• What to produce
Return exactly, please, the lines that run from the line with "Output the web" to the line with "const boundaries = [0, ...groups.map(d", ends included, and omit all pictures.

• Task material
= = = = =

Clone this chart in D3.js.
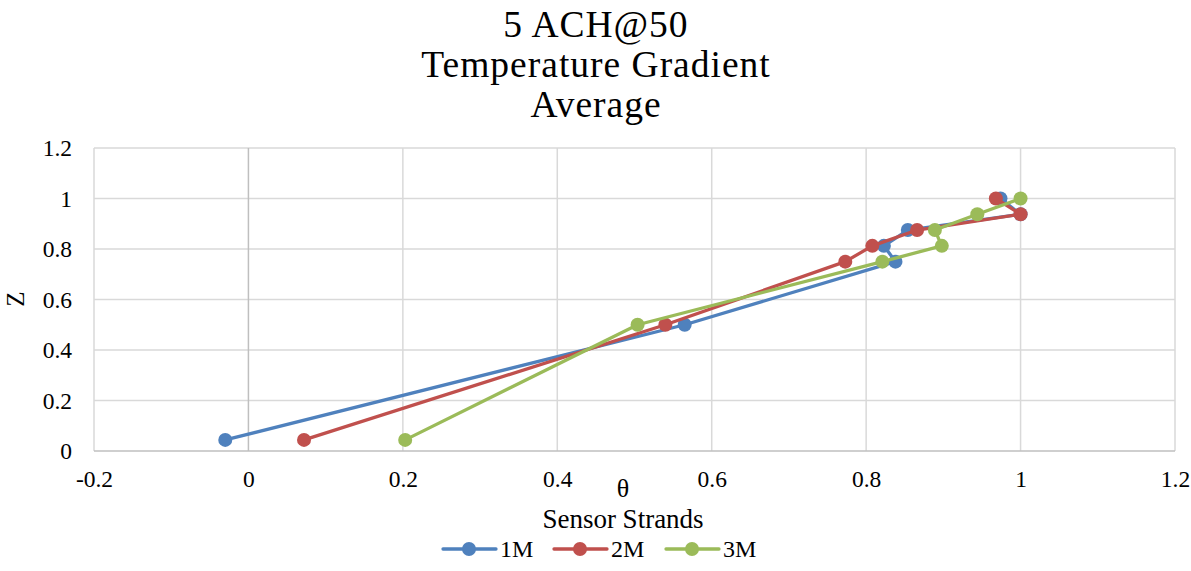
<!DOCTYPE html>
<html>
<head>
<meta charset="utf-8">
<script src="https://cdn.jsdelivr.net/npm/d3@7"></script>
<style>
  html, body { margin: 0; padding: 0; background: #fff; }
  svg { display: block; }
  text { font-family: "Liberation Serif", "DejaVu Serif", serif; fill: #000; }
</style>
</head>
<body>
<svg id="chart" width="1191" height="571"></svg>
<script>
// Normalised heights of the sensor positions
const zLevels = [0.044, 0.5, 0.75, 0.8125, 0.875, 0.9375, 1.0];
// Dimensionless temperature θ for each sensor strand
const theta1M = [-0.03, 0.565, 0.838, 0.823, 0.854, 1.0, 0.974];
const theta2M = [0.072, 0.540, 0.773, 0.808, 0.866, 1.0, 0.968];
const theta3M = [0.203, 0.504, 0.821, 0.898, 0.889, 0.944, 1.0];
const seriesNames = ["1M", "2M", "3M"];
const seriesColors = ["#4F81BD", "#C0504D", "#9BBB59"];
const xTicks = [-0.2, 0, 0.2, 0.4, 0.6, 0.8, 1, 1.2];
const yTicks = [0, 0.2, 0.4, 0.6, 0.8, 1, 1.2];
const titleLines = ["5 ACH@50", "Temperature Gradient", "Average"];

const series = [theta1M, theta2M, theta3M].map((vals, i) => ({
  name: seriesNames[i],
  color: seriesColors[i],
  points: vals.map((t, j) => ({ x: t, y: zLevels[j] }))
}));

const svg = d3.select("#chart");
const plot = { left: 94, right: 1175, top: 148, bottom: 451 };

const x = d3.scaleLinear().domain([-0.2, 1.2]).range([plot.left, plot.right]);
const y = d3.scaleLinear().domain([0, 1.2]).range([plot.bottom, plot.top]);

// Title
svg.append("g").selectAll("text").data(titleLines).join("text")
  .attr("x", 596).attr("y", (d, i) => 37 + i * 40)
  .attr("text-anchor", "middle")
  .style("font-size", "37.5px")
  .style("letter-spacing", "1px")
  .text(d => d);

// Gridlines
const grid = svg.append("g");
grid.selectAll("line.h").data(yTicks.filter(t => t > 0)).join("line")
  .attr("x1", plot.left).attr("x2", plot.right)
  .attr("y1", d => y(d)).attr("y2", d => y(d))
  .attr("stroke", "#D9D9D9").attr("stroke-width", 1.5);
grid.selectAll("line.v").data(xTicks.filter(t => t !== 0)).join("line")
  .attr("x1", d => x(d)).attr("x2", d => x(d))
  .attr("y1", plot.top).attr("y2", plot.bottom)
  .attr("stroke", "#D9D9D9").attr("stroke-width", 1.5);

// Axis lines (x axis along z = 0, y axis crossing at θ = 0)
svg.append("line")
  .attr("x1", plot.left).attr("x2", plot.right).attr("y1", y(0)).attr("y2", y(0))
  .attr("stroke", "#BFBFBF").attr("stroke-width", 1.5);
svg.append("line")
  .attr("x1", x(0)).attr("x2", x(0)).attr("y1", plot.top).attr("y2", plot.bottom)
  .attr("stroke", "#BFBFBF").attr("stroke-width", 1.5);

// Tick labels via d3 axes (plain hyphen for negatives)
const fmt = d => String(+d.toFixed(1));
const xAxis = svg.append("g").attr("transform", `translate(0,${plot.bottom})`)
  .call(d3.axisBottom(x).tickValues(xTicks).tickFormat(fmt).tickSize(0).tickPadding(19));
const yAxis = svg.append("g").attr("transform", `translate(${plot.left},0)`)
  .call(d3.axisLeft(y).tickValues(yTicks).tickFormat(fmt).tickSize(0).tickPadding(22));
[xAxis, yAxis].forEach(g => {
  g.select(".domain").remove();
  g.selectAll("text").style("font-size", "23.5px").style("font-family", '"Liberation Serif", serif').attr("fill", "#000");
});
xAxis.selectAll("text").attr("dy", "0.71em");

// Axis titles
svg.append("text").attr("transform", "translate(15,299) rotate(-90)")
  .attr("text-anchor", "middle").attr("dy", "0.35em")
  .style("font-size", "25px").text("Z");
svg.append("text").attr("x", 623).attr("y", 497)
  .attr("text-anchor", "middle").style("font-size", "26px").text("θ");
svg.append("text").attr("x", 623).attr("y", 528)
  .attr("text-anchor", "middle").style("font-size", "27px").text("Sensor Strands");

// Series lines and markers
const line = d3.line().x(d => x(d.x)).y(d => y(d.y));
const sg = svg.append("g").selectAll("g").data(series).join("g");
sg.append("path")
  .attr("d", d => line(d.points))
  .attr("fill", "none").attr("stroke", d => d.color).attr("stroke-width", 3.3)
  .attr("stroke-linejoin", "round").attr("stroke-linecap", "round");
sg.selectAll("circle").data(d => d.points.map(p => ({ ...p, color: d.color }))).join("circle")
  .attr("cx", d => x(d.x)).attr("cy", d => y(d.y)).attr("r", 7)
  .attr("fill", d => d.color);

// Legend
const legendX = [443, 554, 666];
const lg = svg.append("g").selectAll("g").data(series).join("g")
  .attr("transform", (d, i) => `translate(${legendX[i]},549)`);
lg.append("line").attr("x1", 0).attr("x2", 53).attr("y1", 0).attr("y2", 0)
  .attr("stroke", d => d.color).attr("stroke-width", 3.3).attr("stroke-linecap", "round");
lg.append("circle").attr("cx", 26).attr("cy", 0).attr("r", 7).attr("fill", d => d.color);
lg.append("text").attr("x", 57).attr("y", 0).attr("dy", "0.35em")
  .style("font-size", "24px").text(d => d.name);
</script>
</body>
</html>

= = = = =

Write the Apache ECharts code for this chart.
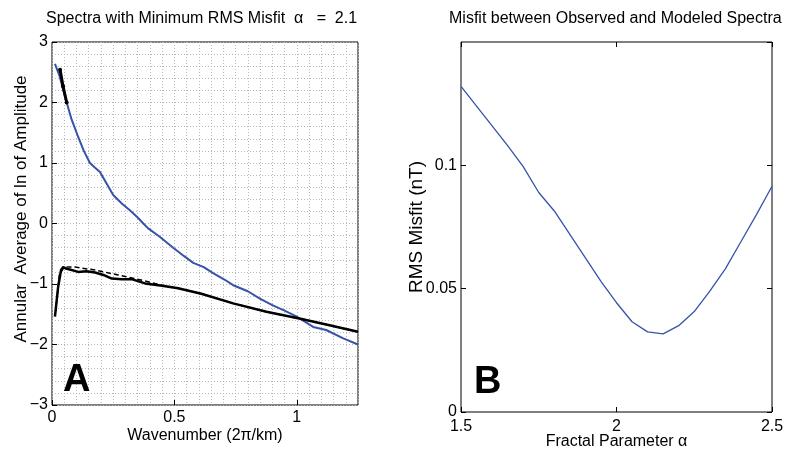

= = = = =

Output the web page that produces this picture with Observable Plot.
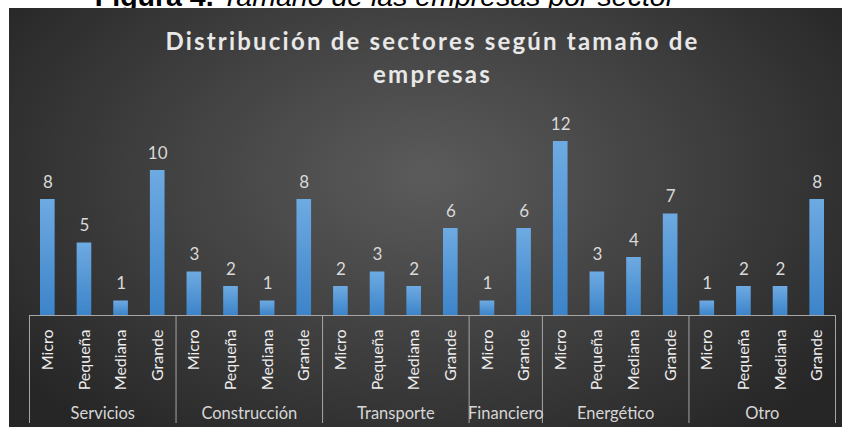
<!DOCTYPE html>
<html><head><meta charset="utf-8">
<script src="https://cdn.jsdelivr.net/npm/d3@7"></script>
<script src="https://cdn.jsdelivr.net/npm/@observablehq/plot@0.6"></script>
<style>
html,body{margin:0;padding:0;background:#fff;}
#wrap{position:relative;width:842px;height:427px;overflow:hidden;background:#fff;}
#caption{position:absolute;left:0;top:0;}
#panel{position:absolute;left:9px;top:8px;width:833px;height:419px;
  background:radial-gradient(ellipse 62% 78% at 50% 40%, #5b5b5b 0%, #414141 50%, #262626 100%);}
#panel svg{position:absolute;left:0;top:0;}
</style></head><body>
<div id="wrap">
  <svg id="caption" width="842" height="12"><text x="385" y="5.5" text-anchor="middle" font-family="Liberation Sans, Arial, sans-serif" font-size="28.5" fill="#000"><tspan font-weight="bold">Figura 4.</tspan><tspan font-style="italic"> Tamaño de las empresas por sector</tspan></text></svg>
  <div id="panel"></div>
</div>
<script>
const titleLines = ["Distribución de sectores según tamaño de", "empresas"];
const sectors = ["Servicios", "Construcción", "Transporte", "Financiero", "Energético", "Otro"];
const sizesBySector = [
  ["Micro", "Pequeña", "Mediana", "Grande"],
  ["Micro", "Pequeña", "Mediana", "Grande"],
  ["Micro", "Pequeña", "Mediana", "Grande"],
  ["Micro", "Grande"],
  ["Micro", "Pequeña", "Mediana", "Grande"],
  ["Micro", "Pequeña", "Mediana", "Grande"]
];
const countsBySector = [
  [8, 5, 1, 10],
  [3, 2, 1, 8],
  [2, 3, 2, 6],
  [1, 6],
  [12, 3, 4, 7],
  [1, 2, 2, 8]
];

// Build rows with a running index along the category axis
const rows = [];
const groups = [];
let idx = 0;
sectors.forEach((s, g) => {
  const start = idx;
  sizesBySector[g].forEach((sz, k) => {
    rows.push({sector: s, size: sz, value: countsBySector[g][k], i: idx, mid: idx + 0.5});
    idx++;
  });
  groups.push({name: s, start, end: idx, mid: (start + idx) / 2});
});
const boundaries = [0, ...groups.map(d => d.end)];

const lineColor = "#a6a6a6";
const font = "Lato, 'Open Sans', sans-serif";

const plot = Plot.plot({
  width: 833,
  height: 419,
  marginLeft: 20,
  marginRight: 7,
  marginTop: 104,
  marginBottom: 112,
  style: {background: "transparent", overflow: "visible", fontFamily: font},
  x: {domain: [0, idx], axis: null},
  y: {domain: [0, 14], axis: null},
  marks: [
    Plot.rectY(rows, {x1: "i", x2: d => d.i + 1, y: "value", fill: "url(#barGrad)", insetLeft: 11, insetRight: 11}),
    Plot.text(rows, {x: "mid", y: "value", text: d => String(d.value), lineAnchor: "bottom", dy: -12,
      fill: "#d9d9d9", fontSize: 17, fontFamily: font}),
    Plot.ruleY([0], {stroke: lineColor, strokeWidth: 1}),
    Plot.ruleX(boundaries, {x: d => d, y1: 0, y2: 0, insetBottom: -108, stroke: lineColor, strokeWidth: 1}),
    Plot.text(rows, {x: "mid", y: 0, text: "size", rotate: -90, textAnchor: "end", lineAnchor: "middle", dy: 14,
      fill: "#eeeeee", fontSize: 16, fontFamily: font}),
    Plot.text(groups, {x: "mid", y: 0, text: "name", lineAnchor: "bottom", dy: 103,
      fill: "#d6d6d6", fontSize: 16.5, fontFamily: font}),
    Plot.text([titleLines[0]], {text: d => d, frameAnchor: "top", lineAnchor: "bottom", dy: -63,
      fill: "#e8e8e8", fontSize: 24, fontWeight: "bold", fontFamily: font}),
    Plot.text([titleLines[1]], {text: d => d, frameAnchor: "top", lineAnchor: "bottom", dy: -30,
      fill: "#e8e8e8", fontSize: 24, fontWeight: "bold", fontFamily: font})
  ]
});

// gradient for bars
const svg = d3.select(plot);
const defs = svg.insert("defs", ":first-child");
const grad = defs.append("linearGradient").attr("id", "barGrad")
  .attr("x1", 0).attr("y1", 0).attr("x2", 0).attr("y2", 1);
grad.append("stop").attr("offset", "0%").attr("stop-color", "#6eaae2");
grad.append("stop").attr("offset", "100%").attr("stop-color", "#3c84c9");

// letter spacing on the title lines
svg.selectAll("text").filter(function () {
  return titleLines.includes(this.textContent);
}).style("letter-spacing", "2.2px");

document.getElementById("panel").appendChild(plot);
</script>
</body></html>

= = = = =

• Task solution
Output the web page that produces this picture with Observable Plot.
<!DOCTYPE html>
<html><head><meta charset="utf-8">
<script src="https://cdn.jsdelivr.net/npm/d3@7"></script>
<script src="https://cdn.jsdelivr.net/npm/@observablehq/plot@0.6"></script>
<style>
html,body{margin:0;padding:0;background:#fff;}
#wrap{position:relative;width:842px;height:427px;overflow:hidden;background:#fff;}
#caption{position:absolute;left:0;top:0;}
#panel{position:absolute;left:9px;top:8px;width:833px;height:419px;
  background:radial-gradient(ellipse 62% 78% at 50% 40%, #5b5b5b 0%, #414141 50%, #262626 100%);}
#panel svg{position:absolute;left:0;top:0;}
</style></head><body>
<div id="wrap">
  <svg id="caption" width="842" height="12"><text x="385" y="5.5" text-anchor="middle" font-family="Liberation Sans, Arial, sans-serif" font-size="28.5" fill="#000"><tspan font-weight="bold">Figura 4.</tspan><tspan font-style="italic"> Tamaño de las empresas por sector</tspan></text></svg>
  <div id="panel"></div>
</div>
<script>
const titleLines = ["Distribución de sectores según tamaño de", "empresas"];
const sectors = ["Servicios", "Construcción", "Transporte", "Financiero", "Energético", "Otro"];
const sizesBySector = [
  ["Micro", "Pequeña", "Mediana", "Grande"],
  ["Micro", "Pequeña", "Mediana", "Grande"],
  ["Micro", "Pequeña", "Mediana", "Grande"],
  ["Micro", "Grande"],
  ["Micro", "Pequeña", "Mediana", "Grande"],
  ["Micro", "Pequeña", "Mediana", "Grande"]
];
const countsBySector = [
  [8, 5, 1, 10],
  [3, 2, 1, 8],
  [2, 3, 2, 6],
  [1, 6],
  [12, 3, 4, 7],
  [1, 2, 2, 8]
];

// Build rows with a running index along the category axis
const rows = [];
const groups = [];
let idx = 0;
sectors.forEach((s, g) => {
  const start = idx;
  sizesBySector[g].forEach((sz, k) => {
    rows.push({sector: s, size: sz, value: countsBySector[g][k], i: idx, mid: idx + 0.5});
    idx++;
  });
  groups.push({name: s, start, end: idx, mid: (start + idx) / 2});
});
const boundaries = [0, ...groups.map(d => d.end)];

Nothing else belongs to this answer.